## TASK TO CARRY OUT
In the entries below, find the line with "Reproduce this chart" and the line with "y_ticks = [0, 5, 10, 15, 20, 25, 30]", then retype both and everything between them exactly. Do not copy the pictures.

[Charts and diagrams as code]

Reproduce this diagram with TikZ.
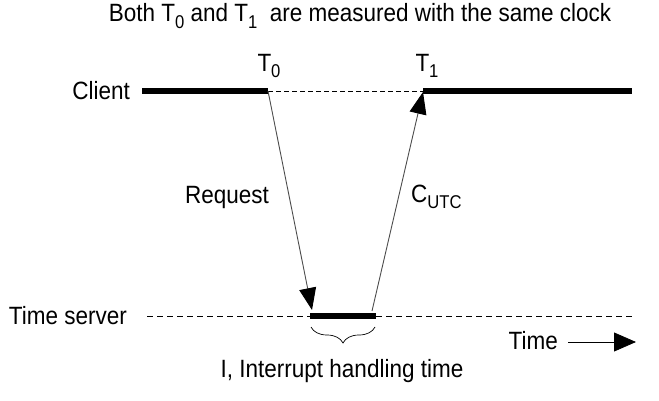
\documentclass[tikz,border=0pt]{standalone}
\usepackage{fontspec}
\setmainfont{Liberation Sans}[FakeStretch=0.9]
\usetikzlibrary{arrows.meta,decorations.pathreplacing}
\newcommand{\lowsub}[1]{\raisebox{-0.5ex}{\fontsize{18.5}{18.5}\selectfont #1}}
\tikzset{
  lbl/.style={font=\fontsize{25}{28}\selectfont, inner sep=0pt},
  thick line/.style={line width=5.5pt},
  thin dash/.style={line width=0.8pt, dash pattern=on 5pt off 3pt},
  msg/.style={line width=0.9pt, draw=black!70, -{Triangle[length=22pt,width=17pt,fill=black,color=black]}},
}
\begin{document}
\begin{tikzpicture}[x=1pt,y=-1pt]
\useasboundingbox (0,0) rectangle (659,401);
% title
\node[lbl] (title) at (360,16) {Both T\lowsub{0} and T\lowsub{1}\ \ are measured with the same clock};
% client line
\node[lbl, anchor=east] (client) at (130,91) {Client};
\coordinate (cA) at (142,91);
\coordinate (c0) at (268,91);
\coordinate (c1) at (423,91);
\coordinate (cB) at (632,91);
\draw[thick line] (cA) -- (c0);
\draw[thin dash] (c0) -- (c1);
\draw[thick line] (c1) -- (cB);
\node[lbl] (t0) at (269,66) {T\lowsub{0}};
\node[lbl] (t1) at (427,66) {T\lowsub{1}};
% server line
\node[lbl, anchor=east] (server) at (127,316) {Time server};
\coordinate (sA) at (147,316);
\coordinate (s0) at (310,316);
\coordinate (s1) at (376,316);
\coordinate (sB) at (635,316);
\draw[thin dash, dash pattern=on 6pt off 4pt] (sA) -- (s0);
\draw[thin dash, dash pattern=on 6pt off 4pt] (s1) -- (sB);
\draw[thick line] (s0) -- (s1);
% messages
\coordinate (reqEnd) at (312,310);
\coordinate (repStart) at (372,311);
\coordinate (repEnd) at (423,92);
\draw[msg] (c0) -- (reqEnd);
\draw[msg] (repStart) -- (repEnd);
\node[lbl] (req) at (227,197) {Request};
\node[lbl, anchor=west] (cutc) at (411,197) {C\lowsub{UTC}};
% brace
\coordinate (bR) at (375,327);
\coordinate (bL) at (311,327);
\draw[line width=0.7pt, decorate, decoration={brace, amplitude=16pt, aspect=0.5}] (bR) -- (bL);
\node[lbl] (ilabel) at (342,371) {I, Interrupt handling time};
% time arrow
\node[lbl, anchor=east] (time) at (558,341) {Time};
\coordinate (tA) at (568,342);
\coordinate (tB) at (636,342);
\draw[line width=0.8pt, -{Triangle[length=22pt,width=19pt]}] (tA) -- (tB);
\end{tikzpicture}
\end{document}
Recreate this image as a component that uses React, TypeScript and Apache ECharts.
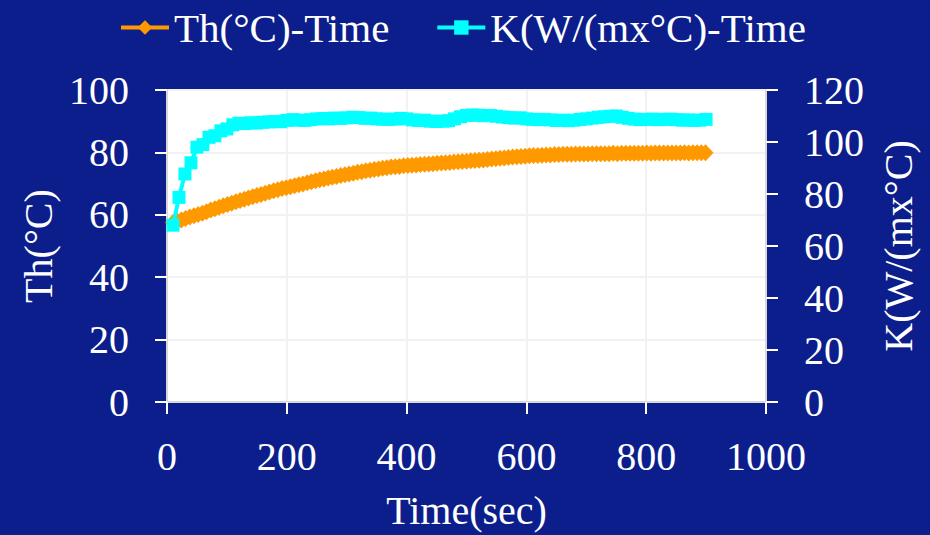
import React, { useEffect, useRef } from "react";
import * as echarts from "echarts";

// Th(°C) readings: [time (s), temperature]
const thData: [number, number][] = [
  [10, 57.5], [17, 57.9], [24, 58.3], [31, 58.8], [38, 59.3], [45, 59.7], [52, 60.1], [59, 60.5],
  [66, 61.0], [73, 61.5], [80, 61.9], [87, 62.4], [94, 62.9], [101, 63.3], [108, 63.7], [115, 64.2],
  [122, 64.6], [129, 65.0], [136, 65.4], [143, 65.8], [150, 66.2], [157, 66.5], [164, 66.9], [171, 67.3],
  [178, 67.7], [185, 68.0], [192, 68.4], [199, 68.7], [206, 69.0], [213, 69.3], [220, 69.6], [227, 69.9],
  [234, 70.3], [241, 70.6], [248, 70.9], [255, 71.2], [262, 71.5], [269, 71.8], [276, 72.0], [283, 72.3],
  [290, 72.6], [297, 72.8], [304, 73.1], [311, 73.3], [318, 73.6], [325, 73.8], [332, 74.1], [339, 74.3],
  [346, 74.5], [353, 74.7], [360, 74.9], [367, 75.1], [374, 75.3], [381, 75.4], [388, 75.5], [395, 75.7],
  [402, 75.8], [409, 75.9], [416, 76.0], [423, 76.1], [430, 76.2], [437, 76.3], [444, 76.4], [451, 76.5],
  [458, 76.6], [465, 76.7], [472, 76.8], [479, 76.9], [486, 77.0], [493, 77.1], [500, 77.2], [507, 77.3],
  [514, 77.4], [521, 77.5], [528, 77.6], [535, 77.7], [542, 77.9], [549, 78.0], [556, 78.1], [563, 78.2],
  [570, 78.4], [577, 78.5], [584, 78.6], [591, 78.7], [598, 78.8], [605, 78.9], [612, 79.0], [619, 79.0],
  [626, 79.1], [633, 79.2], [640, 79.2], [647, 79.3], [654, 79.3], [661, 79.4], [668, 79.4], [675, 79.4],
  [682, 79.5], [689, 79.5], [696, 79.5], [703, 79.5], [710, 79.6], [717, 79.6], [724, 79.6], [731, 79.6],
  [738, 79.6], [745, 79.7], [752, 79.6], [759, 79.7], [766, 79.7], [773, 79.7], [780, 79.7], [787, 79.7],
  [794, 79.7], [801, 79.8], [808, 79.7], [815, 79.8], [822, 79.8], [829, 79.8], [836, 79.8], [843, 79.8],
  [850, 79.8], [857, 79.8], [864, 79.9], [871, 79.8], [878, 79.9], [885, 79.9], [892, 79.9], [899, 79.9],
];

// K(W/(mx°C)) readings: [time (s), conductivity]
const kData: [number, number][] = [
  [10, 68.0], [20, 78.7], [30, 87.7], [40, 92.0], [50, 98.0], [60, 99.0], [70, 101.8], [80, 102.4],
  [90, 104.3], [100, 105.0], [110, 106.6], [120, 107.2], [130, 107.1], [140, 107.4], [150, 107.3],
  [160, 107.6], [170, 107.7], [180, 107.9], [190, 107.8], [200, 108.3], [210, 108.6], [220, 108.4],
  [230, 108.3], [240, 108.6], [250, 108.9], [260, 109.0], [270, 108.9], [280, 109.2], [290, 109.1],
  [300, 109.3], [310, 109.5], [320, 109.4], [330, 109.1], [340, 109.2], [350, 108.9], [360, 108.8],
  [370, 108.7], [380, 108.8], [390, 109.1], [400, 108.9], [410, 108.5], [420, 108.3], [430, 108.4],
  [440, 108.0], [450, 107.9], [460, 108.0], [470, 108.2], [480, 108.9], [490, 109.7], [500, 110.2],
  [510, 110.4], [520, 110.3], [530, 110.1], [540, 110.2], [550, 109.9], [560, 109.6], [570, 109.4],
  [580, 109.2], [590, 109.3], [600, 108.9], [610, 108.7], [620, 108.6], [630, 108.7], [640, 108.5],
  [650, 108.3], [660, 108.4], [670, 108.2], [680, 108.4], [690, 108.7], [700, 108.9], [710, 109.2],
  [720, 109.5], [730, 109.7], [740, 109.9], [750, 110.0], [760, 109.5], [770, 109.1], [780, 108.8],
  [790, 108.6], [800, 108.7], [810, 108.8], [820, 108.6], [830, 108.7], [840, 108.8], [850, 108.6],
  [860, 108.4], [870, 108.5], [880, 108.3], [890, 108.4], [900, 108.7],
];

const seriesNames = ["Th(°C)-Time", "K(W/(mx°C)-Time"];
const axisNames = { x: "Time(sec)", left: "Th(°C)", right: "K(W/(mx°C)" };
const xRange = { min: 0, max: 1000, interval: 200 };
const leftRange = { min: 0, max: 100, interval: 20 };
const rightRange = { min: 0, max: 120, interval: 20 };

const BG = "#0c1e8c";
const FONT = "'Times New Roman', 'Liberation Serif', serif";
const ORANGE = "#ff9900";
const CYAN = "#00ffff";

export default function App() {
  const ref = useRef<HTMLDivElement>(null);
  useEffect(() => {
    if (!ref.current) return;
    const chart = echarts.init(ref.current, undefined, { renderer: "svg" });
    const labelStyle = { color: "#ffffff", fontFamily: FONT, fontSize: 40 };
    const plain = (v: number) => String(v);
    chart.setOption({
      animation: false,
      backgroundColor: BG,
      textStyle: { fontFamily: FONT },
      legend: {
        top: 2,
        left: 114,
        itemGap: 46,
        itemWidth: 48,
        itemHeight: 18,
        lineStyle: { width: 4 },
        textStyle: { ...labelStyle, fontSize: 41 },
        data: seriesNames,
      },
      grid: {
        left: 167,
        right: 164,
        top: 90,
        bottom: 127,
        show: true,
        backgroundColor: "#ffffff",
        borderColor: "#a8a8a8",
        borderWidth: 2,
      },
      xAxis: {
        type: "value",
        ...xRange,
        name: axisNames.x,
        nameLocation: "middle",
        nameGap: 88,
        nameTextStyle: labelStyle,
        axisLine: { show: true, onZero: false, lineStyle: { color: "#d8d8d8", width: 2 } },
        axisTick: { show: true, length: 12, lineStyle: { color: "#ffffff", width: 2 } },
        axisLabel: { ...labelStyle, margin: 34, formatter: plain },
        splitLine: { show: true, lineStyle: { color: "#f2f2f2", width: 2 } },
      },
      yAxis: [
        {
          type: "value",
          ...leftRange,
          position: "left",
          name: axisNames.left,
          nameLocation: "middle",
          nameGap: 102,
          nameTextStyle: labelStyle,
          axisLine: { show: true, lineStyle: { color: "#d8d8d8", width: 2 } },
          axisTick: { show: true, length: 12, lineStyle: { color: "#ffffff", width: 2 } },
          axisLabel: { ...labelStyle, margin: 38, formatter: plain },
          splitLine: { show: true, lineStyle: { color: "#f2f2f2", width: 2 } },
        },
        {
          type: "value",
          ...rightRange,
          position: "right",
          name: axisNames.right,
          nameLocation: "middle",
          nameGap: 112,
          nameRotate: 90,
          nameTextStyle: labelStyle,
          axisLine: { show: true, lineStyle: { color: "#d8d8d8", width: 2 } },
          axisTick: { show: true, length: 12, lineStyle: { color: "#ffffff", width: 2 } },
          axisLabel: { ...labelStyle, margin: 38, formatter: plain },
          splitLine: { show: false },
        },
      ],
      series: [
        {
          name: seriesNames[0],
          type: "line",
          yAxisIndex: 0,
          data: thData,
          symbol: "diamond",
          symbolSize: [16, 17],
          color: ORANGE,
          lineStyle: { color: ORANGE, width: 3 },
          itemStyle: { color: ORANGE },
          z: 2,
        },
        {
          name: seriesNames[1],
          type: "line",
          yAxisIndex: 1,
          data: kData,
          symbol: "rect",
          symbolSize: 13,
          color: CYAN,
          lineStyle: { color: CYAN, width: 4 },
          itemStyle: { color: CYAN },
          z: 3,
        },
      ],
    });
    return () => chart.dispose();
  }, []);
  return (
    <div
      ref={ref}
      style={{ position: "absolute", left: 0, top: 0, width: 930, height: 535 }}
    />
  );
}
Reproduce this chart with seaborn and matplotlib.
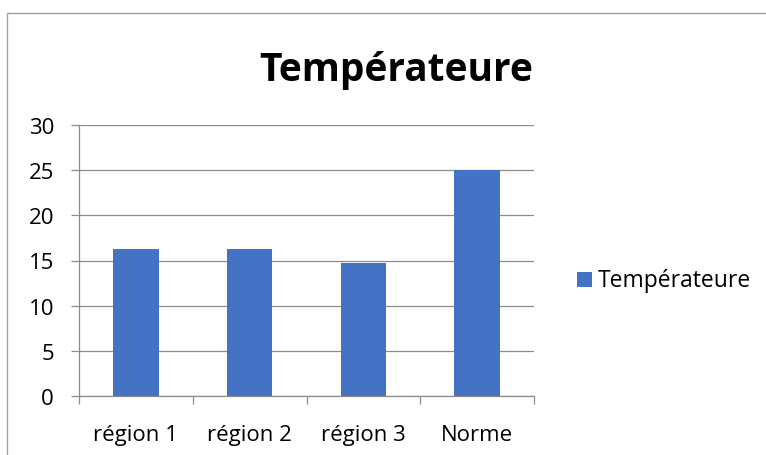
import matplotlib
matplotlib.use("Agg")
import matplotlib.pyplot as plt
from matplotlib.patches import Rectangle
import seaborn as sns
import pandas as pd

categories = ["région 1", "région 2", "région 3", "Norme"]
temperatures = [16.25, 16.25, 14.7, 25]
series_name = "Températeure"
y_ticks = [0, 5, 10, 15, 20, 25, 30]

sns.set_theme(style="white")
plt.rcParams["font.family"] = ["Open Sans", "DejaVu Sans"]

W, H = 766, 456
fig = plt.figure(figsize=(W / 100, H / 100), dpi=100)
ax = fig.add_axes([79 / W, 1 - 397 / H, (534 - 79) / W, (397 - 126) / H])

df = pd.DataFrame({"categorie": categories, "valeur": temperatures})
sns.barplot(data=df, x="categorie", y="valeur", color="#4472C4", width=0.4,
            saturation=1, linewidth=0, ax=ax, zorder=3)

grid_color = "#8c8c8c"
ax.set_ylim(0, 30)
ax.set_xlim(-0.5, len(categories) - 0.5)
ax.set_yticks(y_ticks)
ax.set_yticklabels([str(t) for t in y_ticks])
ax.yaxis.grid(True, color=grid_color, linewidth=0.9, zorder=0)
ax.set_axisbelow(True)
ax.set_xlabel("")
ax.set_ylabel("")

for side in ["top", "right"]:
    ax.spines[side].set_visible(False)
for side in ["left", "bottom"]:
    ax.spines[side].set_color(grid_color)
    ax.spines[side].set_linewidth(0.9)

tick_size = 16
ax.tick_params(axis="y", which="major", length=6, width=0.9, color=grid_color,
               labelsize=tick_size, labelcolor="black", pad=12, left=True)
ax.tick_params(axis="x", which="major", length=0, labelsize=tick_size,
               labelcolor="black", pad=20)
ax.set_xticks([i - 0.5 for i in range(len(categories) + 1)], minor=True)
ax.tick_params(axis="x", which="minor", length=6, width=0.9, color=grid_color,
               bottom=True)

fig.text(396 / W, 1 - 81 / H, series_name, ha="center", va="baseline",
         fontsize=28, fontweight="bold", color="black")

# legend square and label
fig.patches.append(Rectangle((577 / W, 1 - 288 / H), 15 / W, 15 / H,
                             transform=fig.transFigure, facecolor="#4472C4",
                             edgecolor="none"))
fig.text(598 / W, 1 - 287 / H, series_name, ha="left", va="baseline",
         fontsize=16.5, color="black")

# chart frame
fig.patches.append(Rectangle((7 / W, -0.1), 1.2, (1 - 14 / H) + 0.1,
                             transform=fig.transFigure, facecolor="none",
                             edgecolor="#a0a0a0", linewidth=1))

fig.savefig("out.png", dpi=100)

## WORKED SOLUTION
Reproduce this chart with seaborn and matplotlib.
import matplotlib
matplotlib.use("Agg")
import matplotlib.pyplot as plt
from matplotlib.patches import Rectangle
import seaborn as sns
import pandas as pd

categories = ["région 1", "région 2", "région 3", "Norme"]
temperatures = [16.25, 16.25, 14.7, 25]
series_name = "Températeure"
y_ticks = [0, 5, 10, 15, 20, 25, 30]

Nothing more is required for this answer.